Written problem: All lines from the beginning of the listing through the line with "xs = d3.scaleBand().domain(series).range([0, x.bandwidth()])" are to be copied word for word; the pictures are not.

Dataset excerpt:
○ ○ ○ ○ ○ ○ ○
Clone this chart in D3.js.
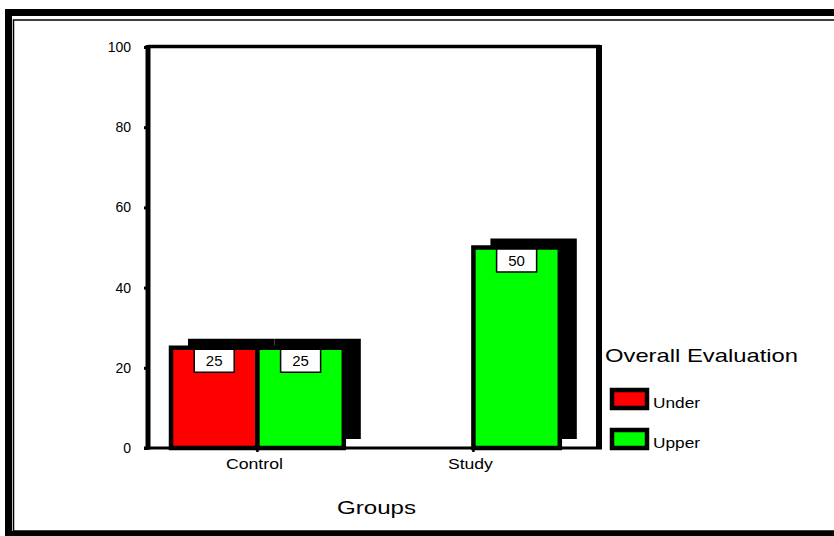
<!DOCTYPE html>
<html>
<head>
<meta charset="utf-8">
<script src="https://cdn.jsdelivr.net/npm/d3@7"></script>
<style>
    body { margin: 0; background: #fff; }
    text { font-family: "Liberation Sans", Arial, sans-serif; fill: #000; }
</style>
</head>
<body>
<div id="chart"></div>
<script>
const categories = ['Control', 'Study']
const series = ['Under', 'Upper']
const underValues = [25, null]
const upperValues = [25, 50]
const yTicks = [0, 20, 40, 60, 80, 100]
const colors = {'Under': '#ff0000', 'Upper': '#00ff00'}

const width = 834, height = 536
const plot = {left: 148, right: 599, top: 47, bottom: 448}
const shadow = {dx: 17, dy: -9}

const svg = d3.select('#chart').append('svg')
    .attr('width', width)
    .attr('height', height)

// double frame round the whole picture
svg.append('rect')
    .attr('x', 8.5).attr('y', 12.5)
    .attr('width', 900).attr('height', 522)
    .attr('fill', 'none').attr('stroke', '#000').attr('stroke-width', 7)
svg.append('rect')
    .attr('x', 13.5).attr('y', 20)
    .attr('width', 900).attr('height', 511)
    .attr('fill', 'none').attr('stroke', '#000').attr('stroke-width', 1.5)

const y = d3.scaleLinear().domain([0, 100]).range([plot.bottom, plot.top])
const x = d3.scaleBand().domain(categories)
    .range([plot.left, plot.right])
    .paddingInner(0.2).paddingOuter(0.144).align(0.37)
const xs = d3.scaleBand().domain(series).range([0, x.bandwidth()])

// rows of bars
const rows = []
categories.forEach((c, i) => {
    [underValues[i], upperValues[i]].forEach((v, j) => {
        if (v != null) rows.push({cat: c, ser: series[j], value: v})
    })
})

// black drop shadows
svg.append('g').selectAll('rect')
    .data(rows).enter().append('rect')
    .attr('x', d => x(d.cat) + xs(d.ser) + shadow.dx)
    .attr('y', d => y(d.value) + shadow.dy)
    .attr('width', xs.bandwidth())
    .attr('height', d => y(0) - y(d.value))
    .attr('fill', '#000')

// plot frame: top and right
svg.append('line')
    .attr('x1', plot.left).attr('x2', plot.right + 1)
    .attr('y1', plot.top - 0.5).attr('y2', plot.top - 0.5)
    .attr('stroke', '#000').attr('stroke-width', 3.5)
svg.append('line')
    .attr('x1', plot.right).attr('x2', plot.right)
    .attr('y1', plot.top - 2).attr('y2', plot.bottom)
    .attr('stroke', '#000').attr('stroke-width', 6)

// bars
svg.append('g').selectAll('rect')
    .data(rows).enter().append('rect')
    .attr('x', d => x(d.cat) + xs(d.ser))
    .attr('y', d => y(d.value))
    .attr('width', xs.bandwidth())
    .attr('height', d => y(0) - y(d.value))
    .attr('fill', d => colors[d.ser])
    .attr('stroke', '#000').attr('stroke-width', 4.5)

// value boxes
const boxes = svg.append('g').selectAll('g')
    .data(rows).enter().append('g')
    .attr('transform', d => `translate(${x(d.cat) + xs(d.ser) + xs.bandwidth() / 2}, ${y(d.value) + 1.5})`)
boxes.append('rect')
    .attr('x', -20).attr('y', 0)
    .attr('width', 40).attr('height', 23)
    .attr('fill', '#fff').attr('stroke', '#000').attr('stroke-width', 1.5)
boxes.append('text')
    .attr('y', 17)
    .attr('text-anchor', 'middle')
    .style('font-size', '15px')
    .text(d => d.value)

// y axis
const yAxis = svg.append('g')
    .attr('transform', `translate(${plot.left}, 0)`)
    .call(d3.axisLeft(y).tickValues(yTicks).tickSize(4).tickPadding(13))
yAxis.select('.domain').remove()
yAxis.selectAll('.tick line').attr('stroke-width', 3)
yAxis.selectAll('.tick text').style('font-size', '14px').style('font-family', '"Liberation Sans", Arial, sans-serif')
svg.append('line')
    .attr('x1', plot.left).attr('x2', plot.left)
    .attr('y1', plot.top - 2).attr('y2', plot.bottom + 1.5)
    .attr('stroke', '#000').attr('stroke-width', 5)

// x axis baseline
svg.append('line')
    .attr('x1', plot.left - 4).attr('x2', plot.right + 3)
    .attr('y1', plot.bottom).attr('y2', plot.bottom)
    .attr('stroke', '#000').attr('stroke-width', 3)
const xAxis = svg.append('g')
    .attr('transform', `translate(0, ${plot.bottom})`)
    .call(d3.axisBottom(x).tickSize(4).tickPadding(8))
xAxis.select('.domain').remove()
xAxis.selectAll('.tick line').attr('stroke-width', 2.5)
xAxis.selectAll('.tick text').remove()
const catLabelW = {'Control': 57, 'Study': 45}
svg.append('g').selectAll('text')
    .data(categories).enter().append('text')
    .attr('x', d => x(d) + x.bandwidth() / 2 - 3 - catLabelW[d] / 2)
    .attr('y', 469)
    .attr('textLength', d => catLabelW[d])
    .attr('lengthAdjust', 'spacingAndGlyphs')
    .style('font-size', '15px')
    .text(d => d)

svg.append('text')
    .attr('x', 337).attr('y', 514)
    .attr('textLength', 79).attr('lengthAdjust', 'spacingAndGlyphs')
    .style('font-size', '18px')
    .text('Groups')

// legend
svg.append('text')
    .attr('x', 605).attr('y', 362)
    .attr('textLength', 193).attr('lengthAdjust', 'spacingAndGlyphs')
    .style('font-size', '19px')
    .text('Overall Evaluation')
const legend = svg.append('g').selectAll('g')
    .data(series).enter().append('g')
    .attr('transform', (d, i) => `translate(612, ${390 + i * 40})`)
legend.append('rect')
    .attr('width', 35).attr('height', 18)
    .attr('fill', d => colors[d])
    .attr('stroke', '#000').attr('stroke-width', 4.5)
legend.append('text')
    .attr('x', 41).attr('y', 18)
    .attr('textLength', 47).attr('lengthAdjust', 'spacingAndGlyphs')
    .style('font-size', '14px')
    .text(d => d)
</script>
</body>
</html>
○ ○ ○ ○ ○ ○ ○
Task solution:
Clone this chart in D3.js.
<!DOCTYPE html>
<html>
<head>
<meta charset="utf-8">
<script src="https://cdn.jsdelivr.net/npm/d3@7"></script>
<style>
    body { margin: 0; background: #fff; }
    text { font-family: "Liberation Sans", Arial, sans-serif; fill: #000; }
</style>
</head>
<body>
<div id="chart"></div>
<script>
const categories = ['Control', 'Study']
const series = ['Under', 'Upper']
const underValues = [25, null]
const upperValues = [25, 50]
const yTicks = [0, 20, 40, 60, 80, 100]
const colors = {'Under': '#ff0000', 'Upper': '#00ff00'}

const width = 834, height = 536
const plot = {left: 148, right: 599, top: 47, bottom: 448}
const shadow = {dx: 17, dy: -9}

const svg = d3.select('#chart').append('svg')
    .attr('width', width)
    .attr('height', height)

// double frame round the whole picture
svg.append('rect')
    .attr('x', 8.5).attr('y', 12.5)
    .attr('width', 900).attr('height', 522)
    .attr('fill', 'none').attr('stroke', '#000').attr('stroke-width', 7)
svg.append('rect')
    .attr('x', 13.5).attr('y', 20)
    .attr('width', 900).attr('height', 511)
    .attr('fill', 'none').attr('stroke', '#000').attr('stroke-width', 1.5)

const y = d3.scaleLinear().domain([0, 100]).range([plot.bottom, plot.top])
const x = d3.scaleBand().domain(categories)
    .range([plot.left, plot.right])
    .paddingInner(0.2).paddingOuter(0.144).align(0.37)
const xs = d3.scaleBand().domain(series).range([0, x.bandwidth()])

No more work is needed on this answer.